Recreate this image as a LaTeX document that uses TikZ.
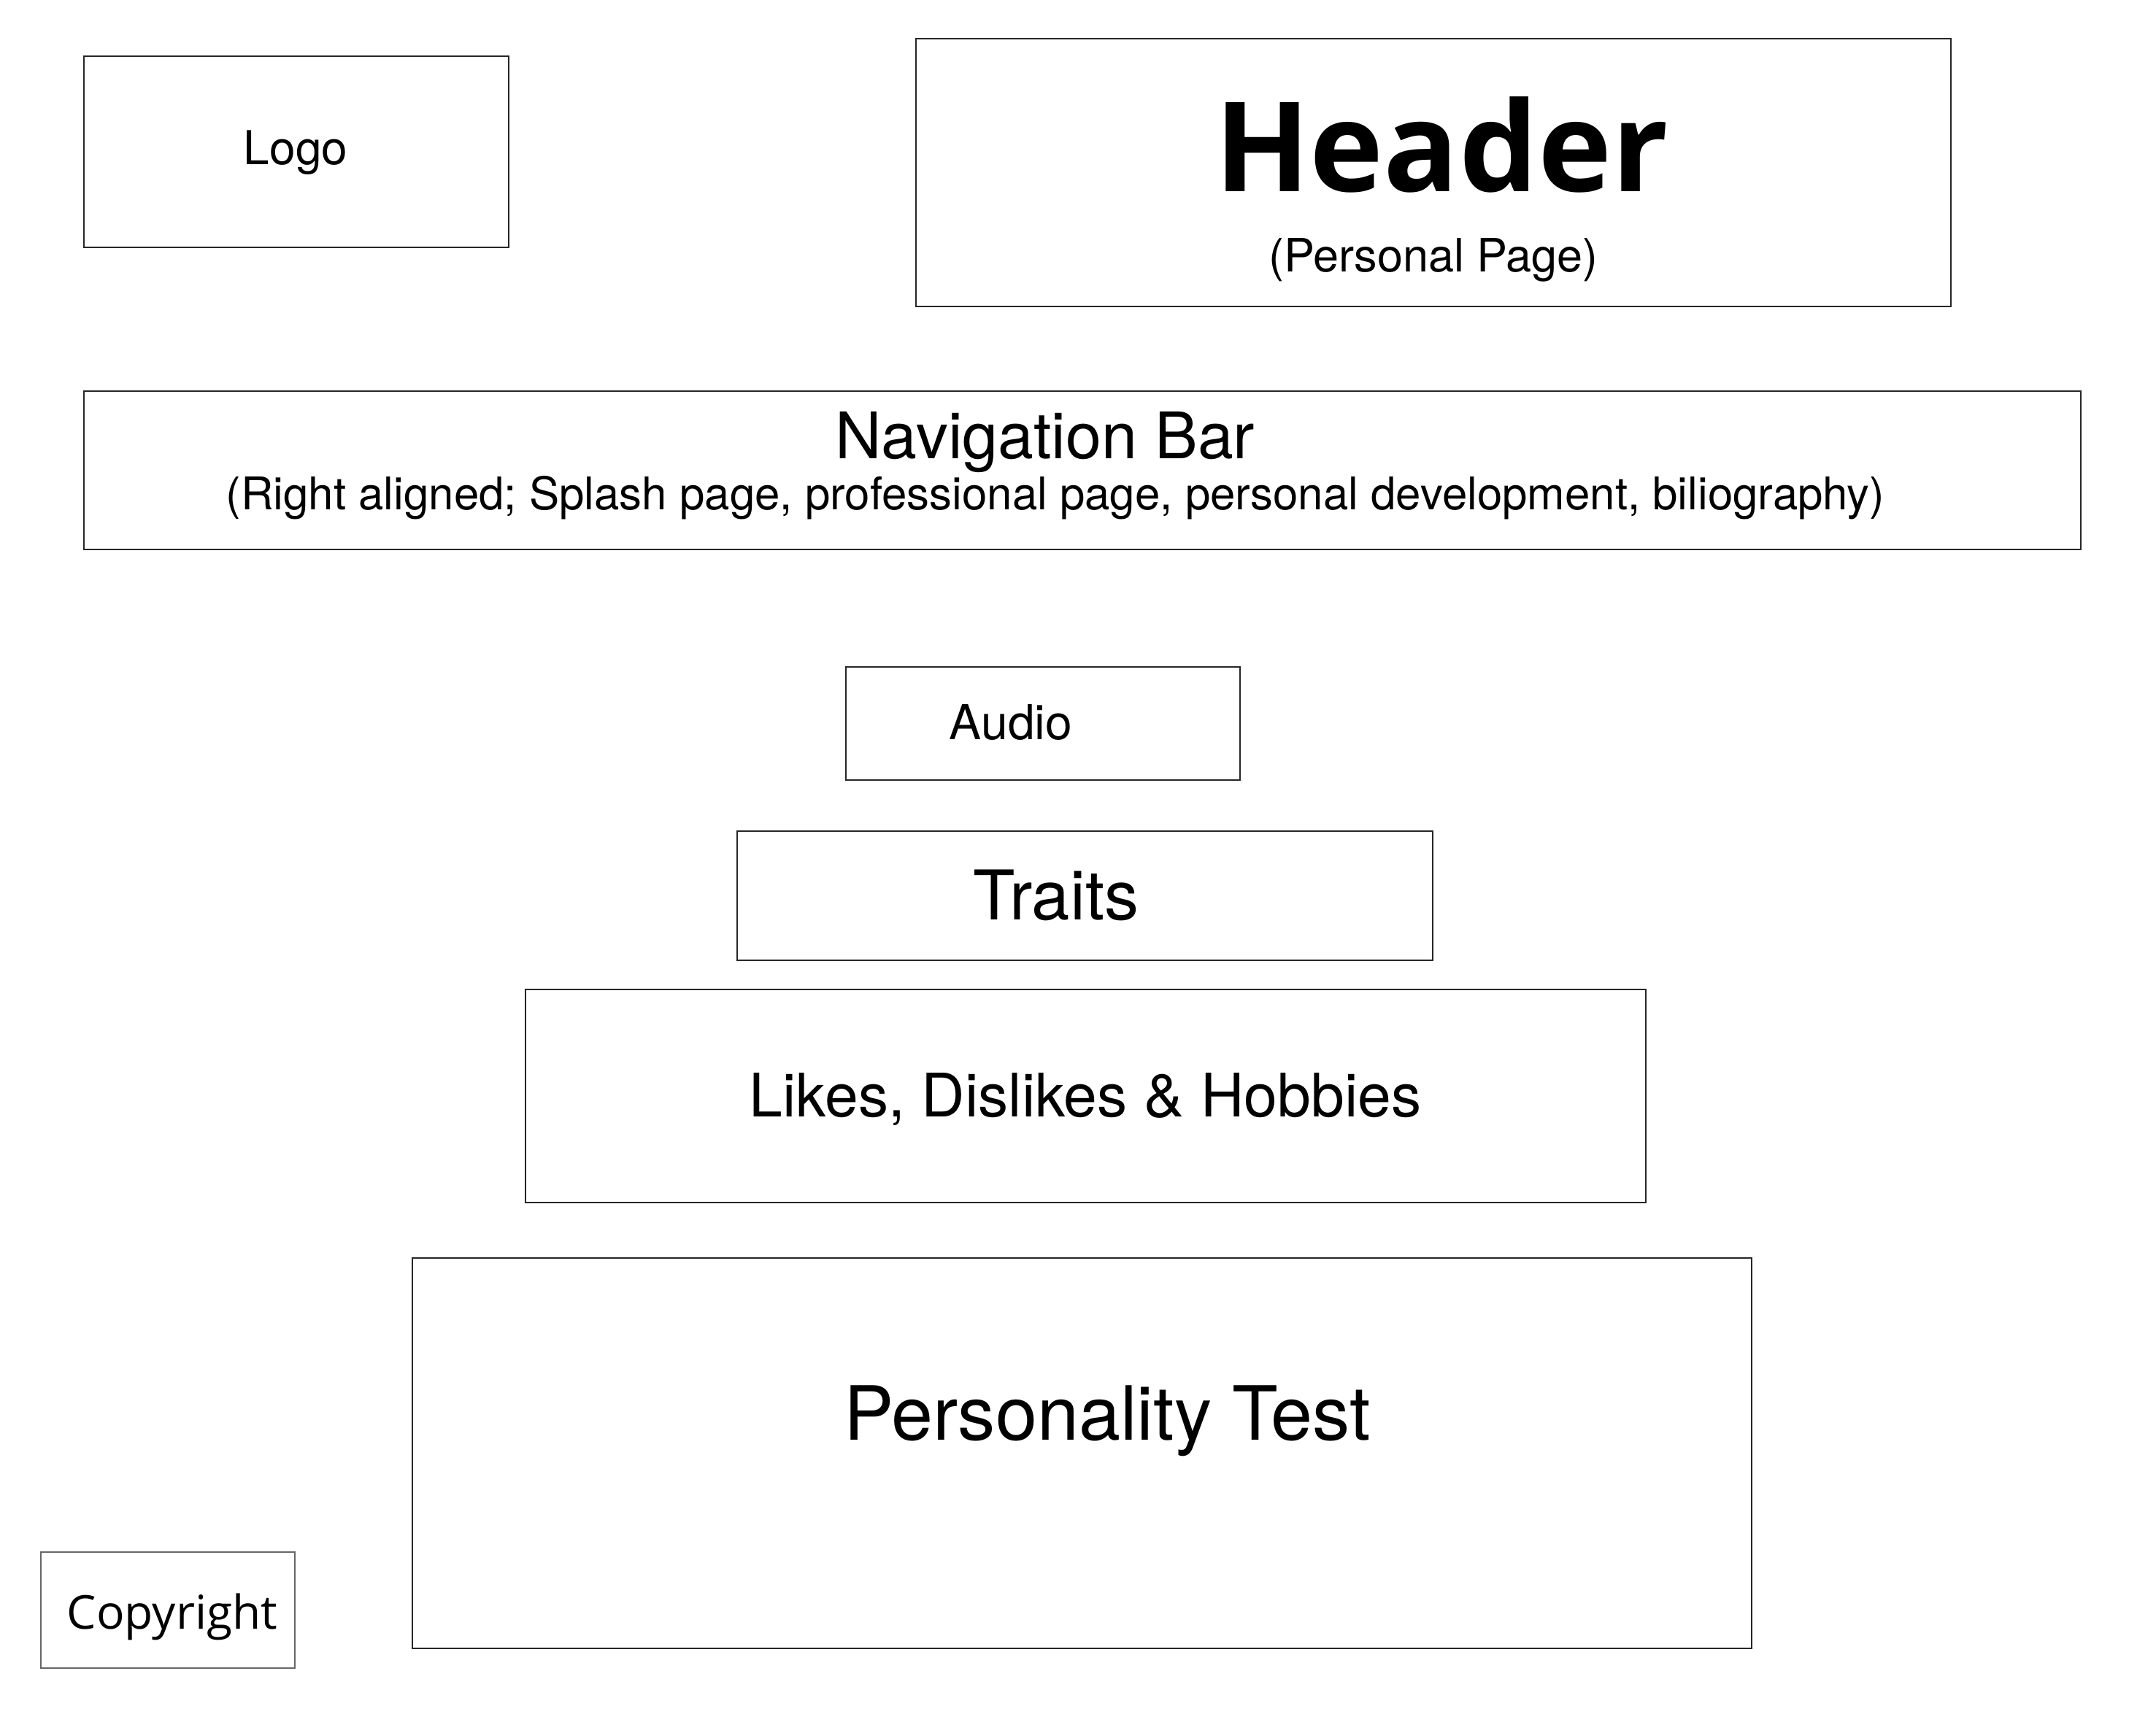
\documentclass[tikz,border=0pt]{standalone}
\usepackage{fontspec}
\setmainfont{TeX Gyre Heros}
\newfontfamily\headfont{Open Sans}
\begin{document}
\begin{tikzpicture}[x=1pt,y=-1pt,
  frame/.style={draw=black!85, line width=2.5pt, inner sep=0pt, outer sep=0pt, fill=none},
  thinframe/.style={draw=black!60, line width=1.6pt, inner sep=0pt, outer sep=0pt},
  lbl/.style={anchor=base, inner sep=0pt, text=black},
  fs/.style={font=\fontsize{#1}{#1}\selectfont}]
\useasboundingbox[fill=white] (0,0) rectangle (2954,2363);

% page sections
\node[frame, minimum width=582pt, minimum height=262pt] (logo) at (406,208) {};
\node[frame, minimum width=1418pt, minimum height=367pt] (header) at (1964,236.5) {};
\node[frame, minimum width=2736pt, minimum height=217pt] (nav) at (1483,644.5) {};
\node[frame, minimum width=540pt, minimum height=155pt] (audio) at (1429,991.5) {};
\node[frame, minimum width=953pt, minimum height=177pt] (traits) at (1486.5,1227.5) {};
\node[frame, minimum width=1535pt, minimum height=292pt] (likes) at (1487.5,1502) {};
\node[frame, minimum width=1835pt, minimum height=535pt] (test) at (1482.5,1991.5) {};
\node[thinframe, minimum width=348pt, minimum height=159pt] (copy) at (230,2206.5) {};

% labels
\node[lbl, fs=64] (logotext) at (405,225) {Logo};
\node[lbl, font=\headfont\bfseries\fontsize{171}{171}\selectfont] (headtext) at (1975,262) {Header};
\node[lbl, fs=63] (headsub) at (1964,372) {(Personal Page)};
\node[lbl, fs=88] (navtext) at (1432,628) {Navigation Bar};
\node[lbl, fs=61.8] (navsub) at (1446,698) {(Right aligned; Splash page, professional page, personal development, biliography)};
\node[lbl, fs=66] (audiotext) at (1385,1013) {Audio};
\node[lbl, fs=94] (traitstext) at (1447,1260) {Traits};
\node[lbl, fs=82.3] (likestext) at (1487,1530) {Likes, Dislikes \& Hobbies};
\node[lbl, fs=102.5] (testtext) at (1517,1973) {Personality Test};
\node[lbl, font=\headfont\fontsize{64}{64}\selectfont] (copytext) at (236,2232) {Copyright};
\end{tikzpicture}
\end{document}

> **WHAT IS REQUIRED**
Omit each picture, then return all of the listing exactly as it stands.

> **RIGHT ANSWER**
Recreate this image as a LaTeX document that uses TikZ.
\documentclass[tikz,border=0pt]{standalone}
\usepackage{fontspec}
\setmainfont{TeX Gyre Heros}
\newfontfamily\headfont{Open Sans}
\begin{document}
\begin{tikzpicture}[x=1pt,y=-1pt,
  frame/.style={draw=black!85, line width=2.5pt, inner sep=0pt, outer sep=0pt, fill=none},
  thinframe/.style={draw=black!60, line width=1.6pt, inner sep=0pt, outer sep=0pt},
  lbl/.style={anchor=base, inner sep=0pt, text=black},
  fs/.style={font=\fontsize{#1}{#1}\selectfont}]
\useasboundingbox[fill=white] (0,0) rectangle (2954,2363);

% page sections
\node[frame, minimum width=582pt, minimum height=262pt] (logo) at (406,208) {};
\node[frame, minimum width=1418pt, minimum height=367pt] (header) at (1964,236.5) {};
\node[frame, minimum width=2736pt, minimum height=217pt] (nav) at (1483,644.5) {};
\node[frame, minimum width=540pt, minimum height=155pt] (audio) at (1429,991.5) {};
\node[frame, minimum width=953pt, minimum height=177pt] (traits) at (1486.5,1227.5) {};
\node[frame, minimum width=1535pt, minimum height=292pt] (likes) at (1487.5,1502) {};
\node[frame, minimum width=1835pt, minimum height=535pt] (test) at (1482.5,1991.5) {};
\node[thinframe, minimum width=348pt, minimum height=159pt] (copy) at (230,2206.5) {};

% labels
\node[lbl, fs=64] (logotext) at (405,225) {Logo};
\node[lbl, font=\headfont\bfseries\fontsize{171}{171}\selectfont] (headtext) at (1975,262) {Header};
\node[lbl, fs=63] (headsub) at (1964,372) {(Personal Page)};
\node[lbl, fs=88] (navtext) at (1432,628) {Navigation Bar};
\node[lbl, fs=61.8] (navsub) at (1446,698) {(Right aligned; Splash page, professional page, personal development, biliography)};
\node[lbl, fs=66] (audiotext) at (1385,1013) {Audio};
\node[lbl, fs=94] (traitstext) at (1447,1260) {Traits};
\node[lbl, fs=82.3] (likestext) at (1487,1530) {Likes, Dislikes \& Hobbies};
\node[lbl, fs=102.5] (testtext) at (1517,1973) {Personality Test};
\node[lbl, font=\headfont\fontsize{64}{64}\selectfont] (copytext) at (236,2232) {Copyright};
\end{tikzpicture}
\end{document}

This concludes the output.